P.L. Travers, Mary Poppins
This one’s so famous they made a movie about it. Walt Disney pursued the rights to Mary Poppins for decades, and Travers eventually gave in because she was low on cheese. She constantly made suggestions during the production process, most of which Disney responded to with “LOL NO.” Among the things she didn’t like were the animation sequence and Poppins not being as strict as she was in the book. Seeing the finished film reduced Travers to tears, and she (like Dahl with Charlie and the Chocolate Factory sequel Charlie and the Great Glass Elevator) decided to put the other books in the series on lockdown so no filthy movie types could get their hands on them in the future.
In the ’90s she gave the go-ahead to a stage production of Mary Poppins on the conditions that no one who worked on the movie be involved in any way and that the writers be British. She worked those demands into her will as well, so that Disney could be fucked over from the afterlife.
Bret Easton Ellis, American Psycho
Surprise, surprise: Bret Easton Ellis’ criticisms of Mary Harron’s American Psycho boil down to him being a self-important jackass.
His main complaint is that the book is “unadaptable because it’s about consciousness, and you can’t really shoot that sensibility.” All movies are straightforward, guys. Pass it on. Making American Psycho as a movie, he continues, “you have to make a decision whether Patrick Bateman kills people or doesn’t,” whereas he intended it to be ambiguous. I guess Harron laying it out so clearly is why people haven’t been debating whether Patrick Bateman actually killed all those people ever since the movie came out. OH WAIT, people have been debating that, because Bret Easton Ellis is not the special snowflake he thinks he is.

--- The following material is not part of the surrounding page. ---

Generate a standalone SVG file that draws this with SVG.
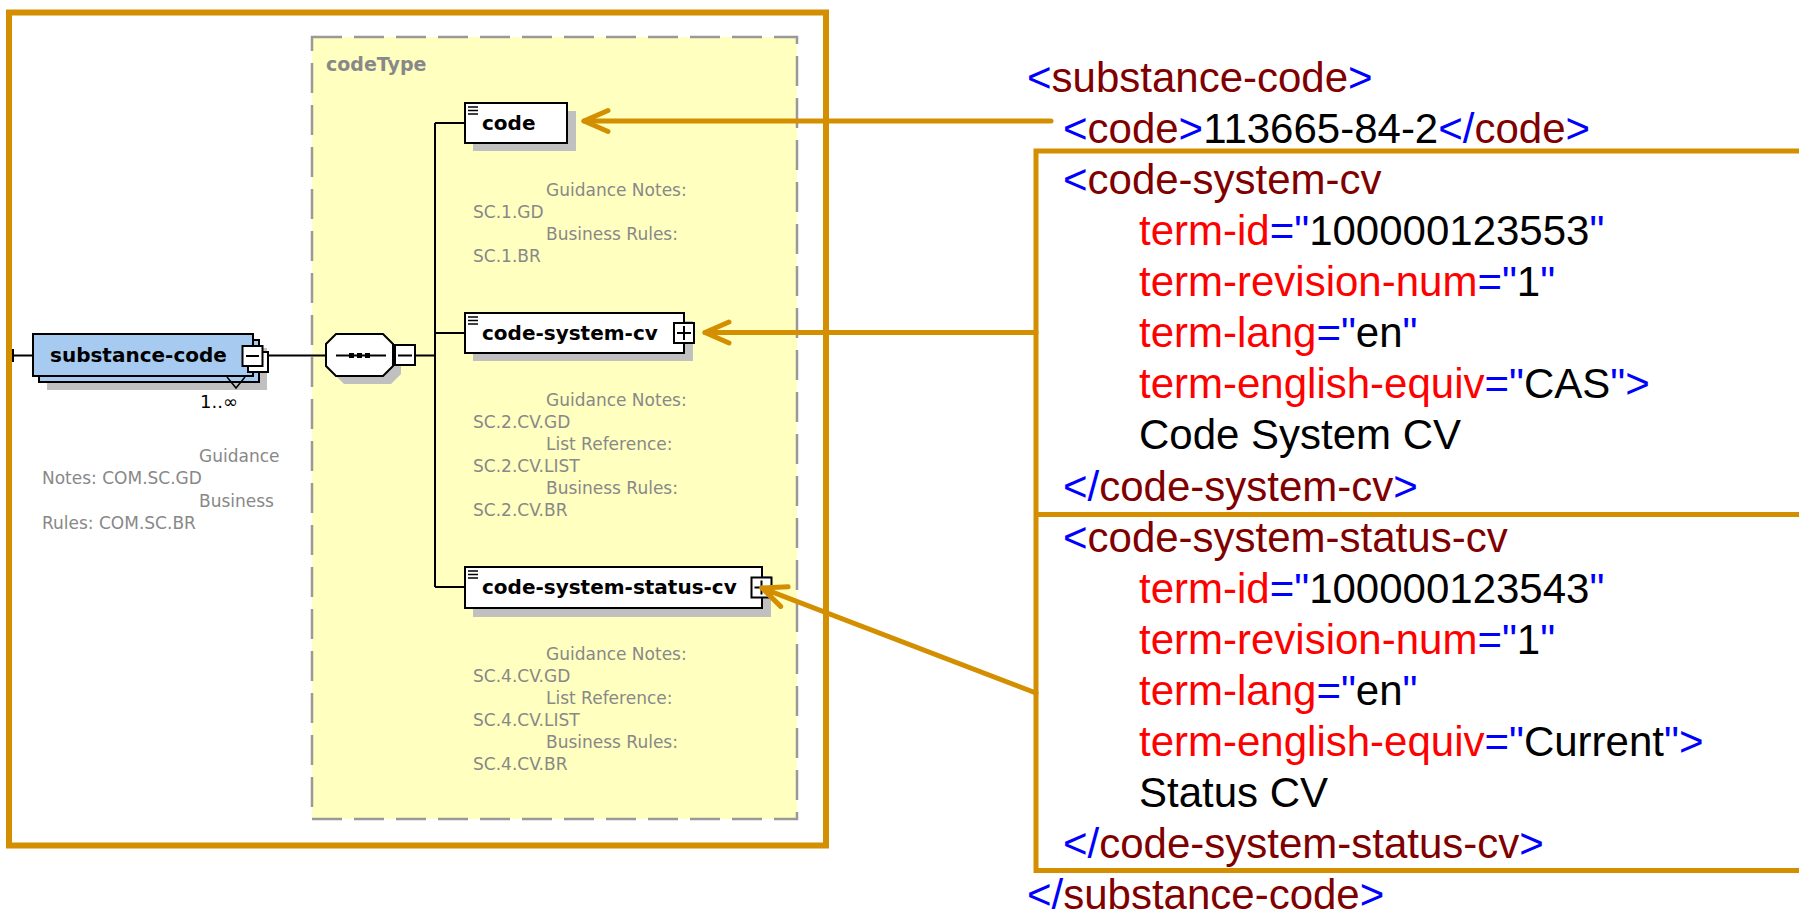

He also objected to the movie being made by a woman, because he thinks “there’s something about the medium of film itself that I think requires the male gaze…. We’re watching, and we’re aroused by looking, whereas I don’t think women respond that way to films, just because of how they’re built… Regardless of the business aspect of things, is there a reason that there isn’t a female Hitchcock or a female Scorsese or a female Spielberg?”